C&K acquired UK-based HBR for EV of US$730mn and consolidated it wef September 2011 which impacted FY12 PAT as bulk of HBR profits accrue in the Apr-Sep period. HBR brings relatively defensive segments like Education, Camping to C&K fold which sits in contrast to the more discretionary spending oriented leisure businesses. We expect HBR to account for 58% of consolidated revenues and see potential synergies to cross sell HBR assets to outbound clientele from India and other geographies. Ex-India, ex-HBR business is projected to grow at ~10% as we factor in relatively soft spending environment across key markets especially Japan.

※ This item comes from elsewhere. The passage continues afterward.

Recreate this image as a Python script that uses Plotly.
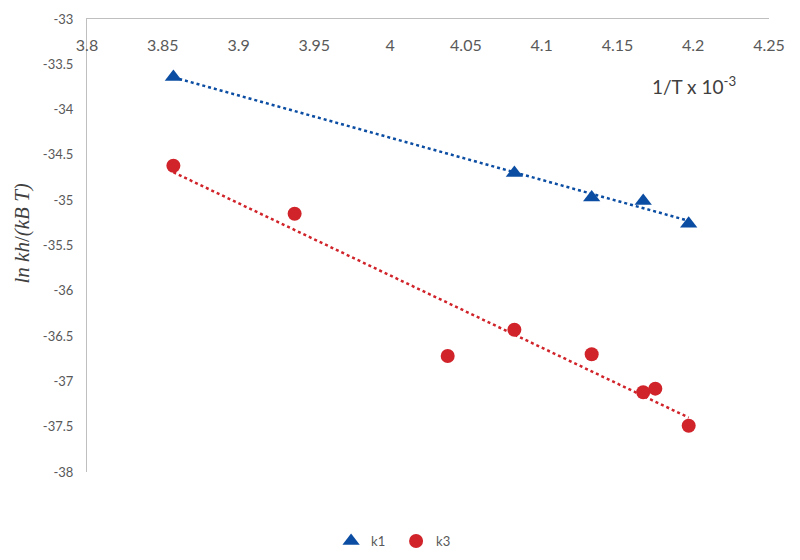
import numpy as np
import plotly.graph_objects as go

# ── Data ──────────────────────────────────────────────────────────────────────

K1_X = [3.857, 4.082, 4.133, 4.167, 4.197]
K1_Y = [-33.64, -34.70, -34.97, -35.01, -35.26]

K3_X = [3.857, 3.937, 4.038, 4.082, 4.133, 4.167, 4.175, 4.197]
K3_Y = [-34.62, -35.15, -36.72, -36.43, -36.70, -37.12, -37.08, -37.49]

X_TICKS = [3.8, 3.85, 3.9, 3.95, 4.0, 4.05, 4.1, 4.15, 4.2, 4.25]
Y_TICKS = [-33, -33.5, -34, -34.5, -35, -35.5, -36, -36.5, -37, -37.5, -38]

BLUE = "#0B4DA2"
RED = "#D0232A"
AXIS_GREY = "#BFBFBF"
TEXT_GREY = "#595959"
FONT = "Lato"


def trend(xs, ys):
    """Linear least-squares trendline spanning the data range."""
    slope, icpt = np.polyfit(xs, ys, 1)
    xe = [min(xs), max(xs)]
    return xe, [slope * v + icpt for v in xe]


fig = go.Figure()

for xs, ys, color in [(K1_X, K1_Y, BLUE), (K3_X, K3_Y, RED)]:
    tx, ty = trend(xs, ys)
    fig.add_trace(go.Scatter(
        x=tx, y=ty, mode="lines",
        line=dict(color=color, width=2.5, dash="dot"),
        showlegend=False, hoverinfo="skip",
    ))

fig.add_trace(go.Scatter(
    x=K1_X, y=K1_Y, mode="markers", name="k1",
    marker=dict(symbol="triangle-up", size=15, color=BLUE),
))
fig.add_trace(go.Scatter(
    x=K3_X, y=K3_Y, mode="markers", name="k3",
    marker=dict(symbol="circle", size=14, color=RED),
))

# axis caption sitting inside the plot, top right
fig.add_annotation(
    text="1/T x 10<sup>-3</sup>", x=4.2005, y=-33.73, xref="x", yref="y",
    showarrow=False, font=dict(family=FONT, size=19, color="#404040"),
)
fig.add_annotation(
    text="<i>ln kh</i>/<i>(kB T)</i>", textangle=-90,
    x=-0.095, y=0.527, xref="paper", yref="paper",
    xanchor="center", yanchor="middle",
    showarrow=False, font=dict(family="Liberation Serif", size=21, color="#404040"),
)

# the page body adds an 8px margin, so the figure is drawn 8px smaller
fig.update_layout(
    width=792, height=552,
    plot_bgcolor="white", paper_bgcolor="white",
    margin=dict(l=79, r=31, t=11, b=88),
    font=dict(family=FONT, color=TEXT_GREY),
    xaxis=dict(
        range=[3.8, 4.25], side="top", automargin=False,
        tickvals=X_TICKS, ticktext=[f"{v:g}" for v in X_TICKS],
        ticklabelposition="inside", ticklabelstandoff=21,
        ticklabeloverflow="allow",
        tickfont=dict(size=16, color=TEXT_GREY),
        showline=True, linecolor=AXIS_GREY, linewidth=1,
        showgrid=False, zeroline=False, ticks="",
    ),
    yaxis=dict(
        range=[-38, -33], automargin=False,
        tickvals=Y_TICKS, ticktext=[f"{v:g}" for v in Y_TICKS],
        tickfont=dict(size=13, color=TEXT_GREY),
        ticklabelstandoff=10, ticklabeloverflow="allow",
        showline=True, linecolor=AXIS_GREY, linewidth=1,
        showgrid=False, zeroline=False, ticks="",
    ),
    legend=dict(
        orientation="h", xref="container", yref="container",
        x=0.49, y=0.0344, xanchor="center", yanchor="middle",
        font=dict(size=13, color=TEXT_GREY), itemwidth=30, entrywidth=20,
    ),
)

fig.write_html("out.html")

Attractive valuation, robust fundamentals bolster case for rerating: BUY

We find C&K FY13/14 PER valuation of 9.2x/7.3x extremely attractive given 1) robust India business potential and an established brand in the organized market 2) complementary nature of HBR business which acts as a relatively defensive bet in contrast to the more discretionary spending- oriented leisure businesses 3) potential synergies between India outbound business and HBR operations; in other words cross selling of HBR assets to India and other outbound clientele. In its earnings call, the company mentioned that synergies can provide up to 15-20% boost to earnings though we have not factored in such benefits in our earnings forecast.

We expect India business to motor along with 20-25% growth and an eventual catch up in margins (though not in our forecast period) as upfront investment in staff in FY12 yields revenue benefits down the line. HBR consolidation for the full year is likely to lead to ~5x jump in FY13 PAT while margin expansion and lower interest expense would drive ~26% yoy jump in FY14 profit. We use PE methodology to value C&K and arrive at a 9-mth target of Rs185, based on 10x FY14 EPS. Key risks to our call include FX fluctuation which might impede India outbound demand and a material slowdown in HBR portfolio due to worsening economic scenario in UK/Europe.